Edwards went to investigate the shoreline and happened upon the carcass, which he initially mistook for a pig.
But after getting a closer look at it, Edwards said he could tell it was a manatee because of its resemblance to a replica model that was made at the museum.
Still, the decayed and scavenged remains were a far shot from a living, breathing animal.
"It was sort of flattened," Edwards said of the carcass. "It looked like basically, turned upside down, but it looked like a plastic bag filled with bones."
Edwards called Stephen Godfrey, the museum's curator of paleontology, who quickly confirmed the skeleton as being that of a manatee.
"He was all excited. You know how them guys get," Edwards said.
The museum worked alongside the Maryland Department of Natural Resources to document the remains and perform a necropsy.
Manatees are warm-water mammals that sometimes migrate north along the inter-coastal waterway during summer months.
While Florida manatees have been spotted alive in Maryland waters since the mid-1990s, a dead specimen had never been recorded in the state before.
The carcass may have been that of a manatee spotted in the Patuxent River last September, according to a museum release.
"This is pretty rare. As far as we know it's the first one that's been stranded in Maryland," said John Nance, paleontology collections manager at the museum. "They usually find their way back to Florida."
The carcass was too decomposed to determine a definite cause of death, but undigested grass in the mammal's stomach suggested it didn't die of malnutrition but probably succumbed to hypothermia during the winter, when Maryland waters are far too cold for manatees to survive, Nance said.
The carcass probably floated ashore as spring temperatures warmed the river, according to the release.
Once the necropsy was finished — "It was messy, and it was pretty smelly," Nance said — museum staff removed most of the remaining flesh and skin and transported the carcass to the Smithsonian Institution's Silver Hill annex in Suitland, where the bones are being completely cleaned of flesh.
Despite the decay, nearly the entire skeleton was recovered, Nance said.
The museum would like to maintain the bones and possibly create an exhibit, but will defer to the Smithsonian if the latter decides it would like to keep the skeleton, Nance said.

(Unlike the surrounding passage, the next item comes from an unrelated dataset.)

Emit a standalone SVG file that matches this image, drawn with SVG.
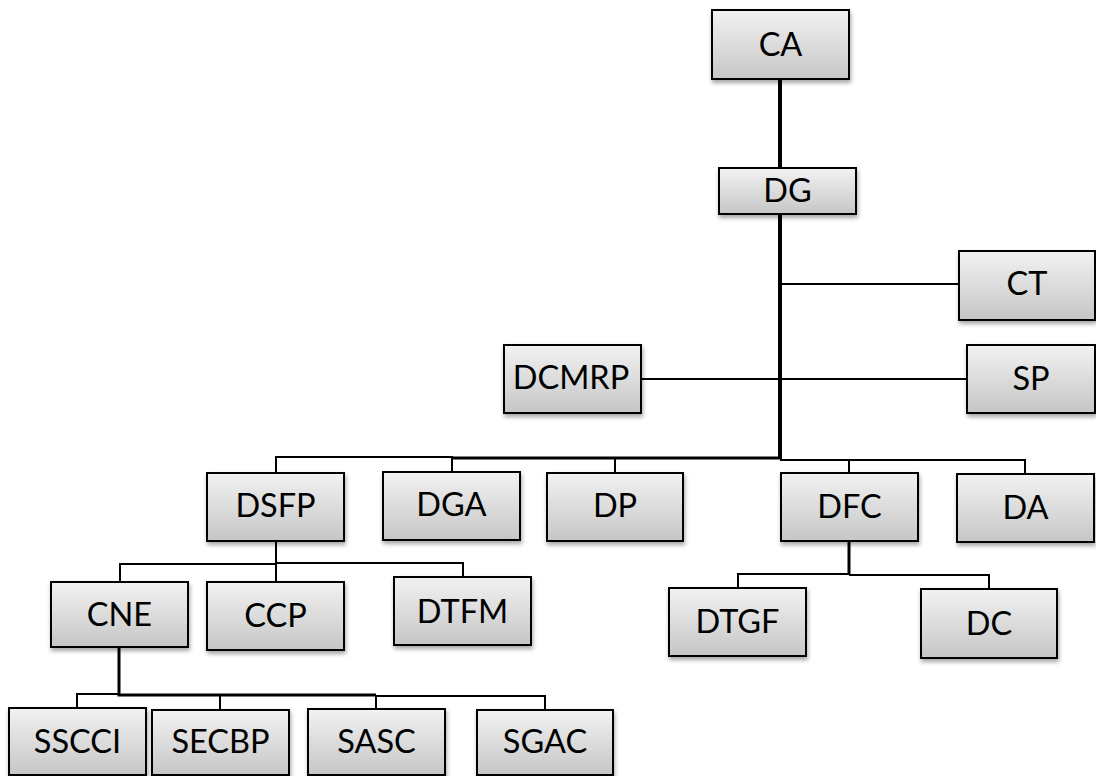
<svg xmlns="http://www.w3.org/2000/svg" width="1096" height="776" viewBox="0 0 1096 776">
<defs>
<linearGradient id="g" x1="0" y1="0" x2="0" y2="1">
<stop offset="0" stop-color="#f2f2f2"/>
<stop offset="1" stop-color="#c6c6c6"/>
</linearGradient>
<filter id="sh" x="-10%" y="-10%" width="130%" height="140%">
<feDropShadow dx="1" dy="3" stdDeviation="2" flood-color="#000" flood-opacity="0.35"/>
</filter>
</defs>
<style>
.b{fill:url(#g);stroke:#000;stroke-width:2;filter:url(#sh)}
.t{font-family:Lato,"Open Sans",sans-serif;font-size:32.5px;fill:#000;text-anchor:middle}
.thin{fill:none;stroke:#000;stroke-width:2}
.thick{fill:none;stroke:#000;stroke-width:4}
.mid{fill:none;stroke:#000;stroke-width:3}
</style>
<rect width="1096" height="776" fill="#fff"/>
<g id="connectors">
<path class="thick" d="M780,79 V168 M780,214 V459"/>
<path class="thin" d="M780,284 H959"/>
<path class="thin" d="M641,379 H967"/>
<path class="mid" d="M452,458 H782"/>
<path class="thin" d="M276,473 V457 H452 V472"/>
<path class="thin" d="M615,458 V473"/>
<path class="thin" d="M780,460 H1025 V474 M849,460 V473"/>
<path class="mid" d="M849,541 V575"/>
<path class="thin" d="M738,588 V574 H849 M849,575 H989 V589"/>
<path class="thin" d="M276,541 V582"/>
<path class="thin" d="M120,582 V564 H276 M276,563 H463 V577"/>
<path class="mid" d="M119,647 V695 H376"/>
<path class="thin" d="M77,708 V694 H119 M220,710 V695 M376,709 V696 H545 V710"/>
</g>
<g id="CA"><rect class="b" x="712" y="10" width="137" height="69"/><text class="t" x="780.5" y="55.5">CA</text></g>
<g id="DG"><rect class="b" x="719" y="168" width="137" height="46"/><text class="t" x="787.5" y="202">DG</text></g>
<g id="CT"><rect class="b" x="959" y="251" width="136" height="69"/><text class="t" x="1027" y="295">CT</text></g>
<g id="DCMRP"><rect class="b" x="504" y="345" width="137" height="68"/><text class="t" x="571" y="389">DCMRP</text></g>
<g id="SP"><rect class="b" x="967" y="345" width="128" height="68"/><text class="t" x="1031" y="390">SP</text></g>
<g id="DSFP"><rect class="b" x="207" y="473" width="137" height="68"/><text class="t" x="275.5" y="517">DSFP</text></g>
<g id="DGA"><rect class="b" x="383" y="472" width="137" height="68"/><text class="t" x="451.5" y="516">DGA</text></g>
<g id="DP"><rect class="b" x="547" y="473" width="136" height="68"/><text class="t" x="615" y="517">DP</text></g>
<g id="DFC"><rect class="b" x="781" y="473" width="137" height="68"/><text class="t" x="849.5" y="518">DFC</text></g>
<g id="DA"><rect class="b" x="957" y="474" width="137" height="68"/><text class="t" x="1025.5" y="519">DA</text></g>
<g id="CNE"><rect class="b" x="51" y="582" width="137" height="65"/><text class="t" x="119.5" y="626">CNE</text></g>
<g id="CCP"><rect class="b" x="207" y="582" width="137" height="68"/><text class="t" x="275.5" y="627">CCP</text></g>
<g id="DTFM"><rect class="b" x="394" y="577" width="137" height="68"/><text class="t" x="462.5" y="623">DTFM</text></g>
<g id="DTGF"><rect class="b" x="669" y="588" width="137" height="68"/><text class="t" x="737.5" y="633">DTGF</text></g>
<g id="DC"><rect class="b" x="921" y="589" width="136" height="69"/><text class="t" x="989" y="635">DC</text></g>
<g id="SSCCI"><rect class="b" x="9" y="708" width="137" height="67"/><text class="t" x="77.5" y="753">SSCCI</text></g>
<g id="SECBP"><rect class="b" x="152" y="710" width="137" height="65"/><text class="t" x="220.5" y="753">SECBP</text></g>
<g id="SASC"><rect class="b" x="308" y="709" width="137" height="66"/><text class="t" x="376.5" y="753">SASC</text></g>
<g id="SGAC"><rect class="b" x="477" y="710" width="136" height="65"/><text class="t" x="545" y="753">SGAC</text></g>
</svg>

The museum actually added to the discovery Monday when Nance and Godfrey took an eighth-grade student to the beach in search of more bones as part of the Calvert County Mentoring Partnership's Job Shadow Day.
"When we collected the skeleton we were pretty sure we didn't have everything," Nance said. "So we wanted to go back during low tide and make sure we didn't miss anything."
Evidently, they did — the mentoring dig turned up four rib bones that were left behind.
They were quickly cleaned and will likely remain with the museum, Nance said.